Not because we are impressive. Not because we are powerful. But because the same Spirit that raised Christ from the dead burns quietly within us.
So when you forgive someone who doesn’t deserve it…When you refuse to return hatred with hatred…When you choose generosity over fear…When you speak truth in a world addicted to lies…When you carry love into places that have forgotten what love looks like…
You are defying the iron laws. You are participating in the Servant’s mission. You are pushing back the darkness with a light the world cannot extinguish.

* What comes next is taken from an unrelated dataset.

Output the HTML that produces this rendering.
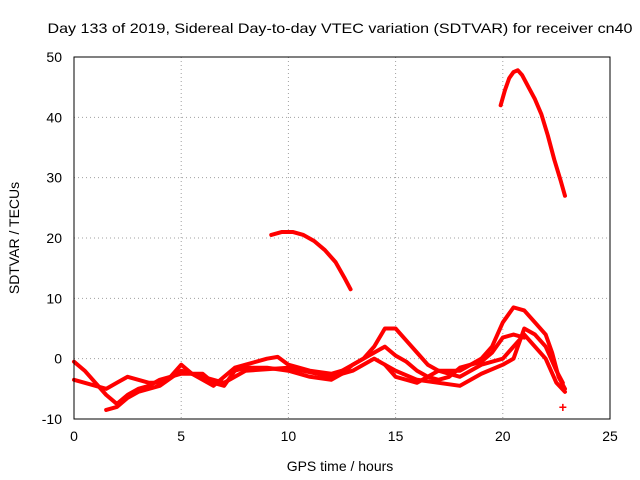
<!DOCTYPE html>
<html><head><meta charset="utf-8"><style>
body{margin:0;background:#fff;}
svg{display:block;font-family:"Liberation Sans",sans-serif;}
</style></head><body>
<svg id="chart" width="640" height="480">
<text x="340" y="33" font-size="14" text-anchor="middle" textLength="585" lengthAdjust="spacingAndGlyphs">Day 133 of 2019, Sidereal Day-to-day VTEC variation (SDTVAR) for receiver cn40</text>
<text x="340" y="471" font-size="14" text-anchor="middle">GPS time / hours</text>
<text transform="translate(19,238) rotate(-90)" font-size="14" text-anchor="middle">SDTVAR / TECUs</text>
<g id="grid"></g><g id="ticks"></g><g id="series"></g>
<rect x="74" y="57" width="536" height="362" fill="none" stroke="#000"/>
</svg>
<script>
const xTicks=[0,5,10,15,20,25];
const yTicks=[-10,0,10,20,30,40,50];
const arc1H=[9.2,9.7,10.2,10.7,11.2,11.7,12.2,12.6,12.9];
const arc1V=[20.5,21,21,20.5,19.5,18,16,13.5,11.5];
const arc2H=[19.9,20.1,20.3,20.5,20.7,20.9,21.2,21.5,21.8,22.1,22.4,22.7,22.9];
const arc2V=[42,44.5,46.5,47.5,47.8,47,45,43,40.5,37,33,29.5,27];
const trAH=[0,0.5,1,1.5,2,2.5,3,3.5,4,4.5,5,5.5,6,6.5,7,7.5,8,9,9.5,10,11,12,12.5,13,13.5,14,14.5,15,15.5,16,16.5,17,18,19,19.5,20,20.5,21,21.5,22,22.3,22.6,22.9];
const trAV=[-0.5,-2,-4,-6,-7.5,-6,-5,-4.5,-3.5,-3,-1,-2.5,-3.5,-4.5,-3,-1.5,-1,0,0.3,-1,-2,-2.5,-2,-1,0,2,5,5,3,1,-1,-2,-2,0,2,6,8.5,8,6,4,1,-3,-5];
const trBH=[0,0.5,1,1.5,2,2.5,3,3.5,4,4.5,5,6,6.5,7,7.5,8,9,10,11,12,12.5,13,14,14.5,15,15.5,16,16.5,17,17.5,18,19,19.5,20,20.5,21];
const trBV=[-3.5,-4,-4.5,-5,-4,-3,-3.5,-4,-4,-3,-2.5,-2.5,-4,-4.5,-2,-1.5,-1.5,-2,-3,-3.5,-2.5,-1,1,2,0.5,-0.5,-2,-3,-3.5,-3,-1.5,-0.5,1,3.5,4,3.5];
const trCH=[1.5,2,2.5,3,4,5,6,7,8,10,12,13,14,15,16,17,18,19,20,20.5,21,21.5,22,22.5,22.8];
const trCV=[-8.5,-8,-6.5,-5.5,-4.5,-2,-3,-4,-2,-1.5,-3,-2,0,-2,-3.5,-4,-4.5,-2.5,-1,0,5,4,2,-2,-4];
const trDH=[14.5,15,16,17,18,19,20,21,22,22.5,22.9];
const trDV=[-1,-3,-4,-2,-3,-1,0,4,0,-4,-5.5];
const lonePH=[22.8];const lonePV=[-8];
const NS="http://www.w3.org/2000/svg";
const X=h=>74+h*536/25, Y=v=>419-(v+10)*362/60;
const grid=document.getElementById('grid'),ticks=document.getElementById('ticks'),ser=document.getElementById('series');
function mk(t,a,p){const e=document.createElementNS(NS,t);for(const k in a)e.setAttribute(k,a[k]);p.appendChild(e);return e;}
xTicks.forEach(t=>{
 if(t>0&&t<25){const g=mk('line',{x1:X(t),x2:X(t),y1:57,y2:419,stroke:'#a0a0a0','stroke-dasharray':'1,3'},grid);
 
 }
 const l=mk('text',{x:X(t),y:441,'font-size':14,'text-anchor':'middle'},ticks);l.textContent=t;
 
 
});
yTicks.forEach(t=>{
 if(t>-10&&t<50){const g=mk('line',{x1:74,x2:610,y1:Y(t),y2:Y(t),stroke:'#a0a0a0','stroke-dasharray':'1,3'},grid);
 
 }
 const l=mk('text',{x:62,y:Y(t)+5,'font-size':14,'text-anchor':'end'},ticks);l.textContent=t;
 
 
});
function track(H,V,name){
 const pts=H.map((h,i)=>X(h)+','+Y(V[i])).join(' ');
 const p=mk('polyline',{points:pts,fill:'none',stroke:'#f00','stroke-width':4,'stroke-linejoin':'round','stroke-linecap':'round'},ser);
 
 
}
track(arc1H,arc1V,'series-arc-1');track(arc2H,arc2V,'series-arc-2');
track(trAH,trAV,'series-track-a');track(trBH,trBV,'series-track-b');
track(trCH,trCV,'series-track-c');track(trDH,trDV,'series-track-d');
lonePH.forEach((h,i)=>{const m=mk('text',{x:X(h),y:Y(lonePV[i])+5,'font-size':14,fill:'#f00','text-anchor':'middle','font-weight':'bold'},ser);m.textContent='+';
 
 });
</script>
</body></html>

And maybe — just maybe — that is how God still saves the world. Not through the spectacular, but through the faithful. Not through the powerful, but through the courageous. Not through the empire, but through the Servant. And through all who dare to follow him.
May we be such people of light in this, a time of great darkness. And may our light shine in ways that darkness cannot overcome. Amen.
Benediction
Today’s benediction comes from Kate Bowler’s book of blessings called The Lives We Actually Have.
“Oh God, I am done with broken systems that break the very people they are meant to serve. Harness this anger! Channel it into worthy action and show me what is mine to fix and what boundaries to patrol to keep goodness in and evil out. Blessed are we who are appalled that brute ignorance can so easily dominate over decency, honesty, and integrity. Blessed are we, who choose not to look away from systems that dehumanize, deceive, defame, and distort. We who recognize that thoughts and prayers are not enough. We who stand with truth over expediency, principle over politics, community over competition. Oh God, how blessed are we who cry out to you: Empower us to see and name what is broken, what is ours to restore. Guide us to find coherent and beautiful alternatives that foster life, hope, and peace. Help us to use our gifts with one another in unity. Blessed are we who choose to live in anticipation, our eyes scanning the horizon for signs of your kingdom - heaven come down - as we wait. Go in peace. Amen.”